In December 2018, the stock market experienced record lows across the board. The Dow Jones dropped more than 5% of its market share value, the S&P 500 experienced a severe downturn of almost 4% of its market share value, and so did the NASDAQ. At the moment, many investors and stock attempted to find a reason behind the sudden drop. What was especially bewildering was that the reason for the sudden decline could not be pinpointed. There was the still-ongoing conflict between President Trump and China over the tariff war, and investors had been hesitant to invest with concerns that China was going to retaliate and fall into a tariff war with the United States.
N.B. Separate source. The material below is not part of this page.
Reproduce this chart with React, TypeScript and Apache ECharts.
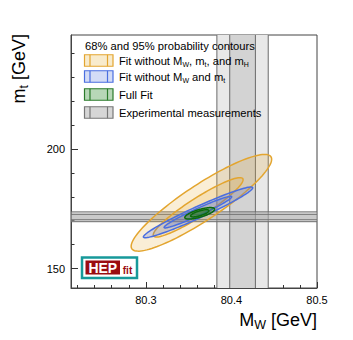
import React, { useEffect, useRef } from 'react';
import * as echarts from 'echarts';

const FONT = 'Liberation Sans, Arial, Helvetica, sans-serif';

// axis ticks
const xTickLabels = [80.3, 80.4, 80.5];
const xMinorTicks = [80.22, 80.24, 80.26, 80.28, 80.32, 80.34, 80.36, 80.38, 80.42, 80.44, 80.46, 80.48];
const yTickLabels = [150, 200];
const yMinorTicks = [160, 170, 180, 190, 210, 220, 230, 240];

// contours: [without MW,mt,mH 95%, 68%], [without MW,mt 95%, 68%], [full fit 95%, 68%]
const contourMW = [80.3649, 80.3611, 80.361, 80.3608, 80.363, 80.363];
const contourMt = [177.5, 175.6, 173.5, 173.6, 173.1, 173.1];
const contourHalfMW = [0.0821, 0.0525, 0.0639, 0.0395, 0.0175, 0.0107];
const contourHalfMt = [20.2, 12.4, 10.6, 6.6, 2.4, 1.5];
const contourRho = [0.9, 0.93, 0.968, 0.968, 0.72, 0.72];

// experimental measurements (band edges: outer low, inner low, inner high, outer high)
const mwBandEdges = [80.383, 80.398, 80.428, 80.443];
const mtBandEdges = [169.6, 170.4, 172.7, 173.7];

const legendLabels = [
  '{a|Fit without M}{s|W}{a|, m}{s|t}{a|, and m}{s|H}',
  '{a|Fit without M}{s|W}{a| and m}{s|t}',
  '{a|Full Fit}',
  '{a|Experimental measurements}',
];

const contourStroke = ['#e3a52f', '#e3a52f', '#4a6ee0', '#4a6ee0', '#0b6b0b', '#0b6b0b'];
const contourFill = [
  'rgba(228,170,50,0.2)', 'rgba(228,170,50,0.2)',
  'rgba(70,105,225,0.22)', 'rgba(70,105,225,0.22)',
  'rgba(20,120,20,0.35)', 'rgba(20,120,20,0.35)',
];
const legendFill = ['#f8ebcc', '#d4dcf6', '#b7d7b7', '#d6d6d6'];
const legendStroke = ['#e3a52f', '#4a6ee0', '#2b7b2b', '#777777'];
const legendY = [60.5, 76.5, 94.5, 112.5];

const BAND_OUTER = '#e8e8e8';
const BAND_INNER = '#d3d3d3';
const BAND_LINE = '#6a6a6a';

const rich = {
  a: { fontSize: 11.2, fontFamily: FONT, fill: '#000', lineHeight: 15 },
  s: { fontSize: 7, fontFamily: FONT, fill: '#000', padding: [7, 0, 0, 0] },
};

const titleRich = {
  b: { fontSize: 18, fontFamily: FONT, fill: '#000', lineHeight: 23 },
  s: { fontSize: 12.5, fontFamily: FONT, fill: '#000', padding: [9, 0, 0, 0] },
};

export default function App() {
  const ref = useRef<HTMLDivElement>(null);
  useEffect(() => {
    if (!ref.current) return;
    const chart = echarts.init(ref.current, undefined, { renderer: 'svg' });

    const contourData = contourMW.map((v, i) => [v, contourMt[i], contourHalfMW[i], contourHalfMt[i], contourRho[i]]);

    const legendGraphics: any[] = [];
    legendY.forEach((cy, i) => {
      legendGraphics.push({
        type: 'rect', z: 100, shape: { x: 84.5, y: cy - 5.75, width: 28.5, height: 11.5 },
        style: { fill: legendFill[i], stroke: legendStroke[i], lineWidth: 1.2 },
      });
      legendGraphics.push({
        type: 'line', z: 100, shape: { x1: 90, y1: cy - 5.75, x2: 90, y2: cy + 5.75 },
        style: { stroke: legendStroke[i], lineWidth: 1.2 },
      });
      legendGraphics.push({
        type: 'line', z: 100, shape: { x1: 107.5, y1: cy - 5.75, x2: 107.5, y2: cy + 5.75 },
        style: { stroke: legendStroke[i], lineWidth: 1.2 },
      });
      legendGraphics.push({
        type: 'text', z: 100, x: 119, y: cy,
        style: { text: legendLabels[i], rich, align: 'left', verticalAlign: 'middle' },
      });
    });

    const option: any = {
      animation: false,
      grid: {
        left: 71, right: 36, top: 35, bottom: 52,
        show: true, borderColor: '#444', borderWidth: 1, backgroundColor: 'transparent',
      },
      xAxis: [
        {
          type: 'value', min: 80.2125, max: 80.5, position: 'bottom',
          axisLine: { show: true, onZero: false, lineStyle: { color: '#444', width: 1 } },
          axisTick: { show: true, inside: true, length: 6, customValues: xTickLabels, lineStyle: { color: '#333' } },
          axisLabel: {
            show: true, customValues: xTickLabels, margin: 6, fontSize: 11, fontFamily: FONT, color: '#000',
            formatter: (v: number) => v.toFixed(1),
          },
          splitLine: { show: false },
        },
        {
          type: 'value', min: 80.2125, max: 80.5, position: 'bottom', offset: 0,
          axisLine: { show: false },
          axisTick: { show: true, inside: true, length: 3, customValues: xMinorTicks, lineStyle: { color: '#333' } },
          axisLabel: { show: false },
          splitLine: { show: false },
        },
      ],
      yAxis: [
        {
          type: 'value', min: 141.9, max: 247.6, position: 'left',
          axisLine: { show: true, onZero: false, lineStyle: { color: '#444', width: 1 } },
          axisTick: { show: true, inside: true, length: 7, customValues: yTickLabels, lineStyle: { color: '#333' } },
          axisLabel: { show: true, customValues: yTickLabels, margin: 6, fontSize: 11, fontFamily: FONT, color: '#000' },
          splitLine: { show: false },
        },
        {
          type: 'value', min: 141.9, max: 247.6, position: 'left', offset: 0,
          axisLine: { show: false },
          axisTick: { show: true, inside: true, length: 3.5, customValues: yMinorTicks, lineStyle: { color: '#333' } },
          axisLabel: { show: false },
          splitLine: { show: false },
        },
      ],
      series: [
        {
          type: 'custom', xAxisIndex: 0, yAxisIndex: 0, z: 1, silent: true,
          data: [[0]],
          renderItem: (params: any, api: any) => {
            const cs = params.coordSys;
            const xs = mwBandEdges.map((e) => api.coord([e, 200])[0]);
            const ys = mtBandEdges.map((e) => api.coord([80.4, e])[1]);
            const top = cs.y, bot = cs.y + cs.height, left = cs.x, right = cs.x + cs.width;
            const lineV = (x: number) => ({ type: 'line', shape: { x1: x, y1: top, x2: x, y2: bot }, style: { stroke: BAND_LINE, lineWidth: 1 } });
            const lineH = (y: number) => ({ type: 'line', shape: { x1: left, y1: y, x2: right, y2: y }, style: { stroke: BAND_LINE, lineWidth: 1 } });
            return {
              type: 'group',
              children: [
                { type: 'rect', shape: { x: xs[0], y: top, width: xs[3] - xs[0], height: bot - top }, style: { fill: BAND_OUTER } },
                { type: 'rect', shape: { x: xs[1], y: top, width: xs[2] - xs[1], height: bot - top }, style: { fill: BAND_INNER } },
                lineV(xs[0]), lineV(xs[1]), lineV(xs[2]), lineV(xs[3]),
                { type: 'rect', shape: { x: left, y: ys[3], width: right - left, height: ys[0] - ys[3] }, style: { fill: 'rgba(200,200,200,0.45)' } },
                { type: 'rect', shape: { x: left, y: ys[2], width: right - left, height: ys[1] - ys[2] }, style: { fill: 'rgba(150,150,150,0.35)' } },
                lineH(ys[0]), lineH(ys[1]), lineH(ys[2]), lineH(ys[3]),
              ],
            };
          },
        },
        {
          type: 'custom', xAxisIndex: 0, yAxisIndex: 0, z: 2, silent: true,
          data: contourData,
          renderItem: (params: any, api: any) => {
            const i = params.dataIndex;
            const cx = api.value(0), cy = api.value(1), sx = api.value(2), sy = api.value(3), rho = api.value(4);
            const phi = Math.acos(rho);
            const pts: number[][] = [];
            const n = 120;
            for (let k = 0; k < n; k++) {
              const t = (2 * Math.PI * k) / n;
              pts.push(api.coord([cx + sx * Math.cos(t), cy + sy * Math.cos(t - phi)]));
            }
            return {
              type: 'polygon', shape: { points: pts },
              style: { fill: contourFill[i], stroke: contourStroke[i], lineWidth: 1.5 },
            };
          },
        },
      ],
      graphic: [
        {
          type: 'text', z: 100, x: 85, y: 46,
          style: { text: '68% and 95% probability contours', fontSize: 11.2, fontFamily: FONT, fill: '#000', align: 'left', verticalAlign: 'middle' },
        },
        ...legendGraphics,
        // HEPfit logo
        { type: 'rect', z: 100, shape: { x: 82, y: 257.5, width: 55, height: 20.5 }, style: { fill: '#fff', stroke: '#17999a', lineWidth: 2.5 } },
        { type: 'rect', z: 101, shape: { x: 85.5, y: 260.5, width: 34.5, height: 14 }, style: { fill: '#9a0c10' } },
        { type: 'text', z: 102, x: 102.8, y: 267.8, style: { text: 'HEP', fontSize: 14, fontWeight: 'bold', fontFamily: FONT, fill: '#fff', align: 'center', verticalAlign: 'middle' } },
        { type: 'text', z: 102, x: 127.5, y: 270, style: { text: 'fit', fontSize: 10, fontWeight: 'bold', fontFamily: FONT, fill: '#9a0c10', align: 'center', verticalAlign: 'middle' } },
        // axis titles
        {
          type: 'text', z: 100, x: 317, y: 320,
          style: { text: '{b|M}{s|W}{b| [GeV]}', align: 'right', verticalAlign: 'middle', rich: titleRich },
        },
        {
          type: 'text', z: 100, x: 19, y: 34, rotation: Math.PI / 2,
          style: { text: '{b|m}{s|t}{b| [GeV]}', align: 'right', verticalAlign: 'middle', rich: titleRich },
        },
      ],
    };
    chart.setOption(option);
    return () => chart.dispose();
  }, []);
  return <div ref={ref} style={{ width: 353, height: 340, position: 'absolute', left: 0, top: 0 }} />;
}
Current strained relations with China were especially concerning, because China and the United States are each other’s number one trade partners. Both conduct hundreds of millions of dollars worth of trade with each other. Both have monumental impacts upon each other, with the two nations basically controlling all Southeast Asian trade that occurs. The two nations did have a significant conflict with each other, and they were almost at the brink of a trade war that could have potentially affected entire world.
Many analysts think that the reason behind the stock market lapse could have also been related to the Federal Reserve interest rates. The Federal Reserve, also known as the Fed, is a part of the government that controls the interest rates. Interest rates typically remain relatively the same because of how significant a role they play on how much people invest or are willing to spend. The Fed usually control interest rates, raising and lowering them by small increments based on how the American economy is doing. For example, after the 2008 stock market crash, in what many termed as a recession, the Fed lowered interest rates, in order to encourage investments in the American economy and help pull it out of the recession.
Current strained relations with China were especially concerning, because China and the United States are each other’s number one trade partners.
In 2018, however, the American economy was booming, in what many termed as a bull economy (similar to a bull that does not stop running). The economy grew steadily, with major stock companies like the Dow Jones breaking 26,000 dollars per share for the first time in its existence, and the S&P 500, and the NASDAQ experiences similar record gains. Due to the record gains, the Fed decided to increase interest rates so that the United States government could reap some of the benefits of this bull run. To their disappointment, after a few small increases in the rate, the economy experienced a severe downturn, causing the Fed to put a pause to the increases that they were making.
Though the reason behind that small period of decline was unknown, the stock market unsurprisingly bounced back, and is now back on track to regain the losses that occurred in December 2018. Mohammad Tajwar ’20 said, “The stocks are usually extremely volatile. You can only predict that they will stay unpredictable.”
In the past few months there has been once again a period of steady growth, with daily up and downs. It will be interesting to see how the conflicts in the Southeast Asian region and the actions of the Fed will affect the stock market and the growth of the American economy in the coming months.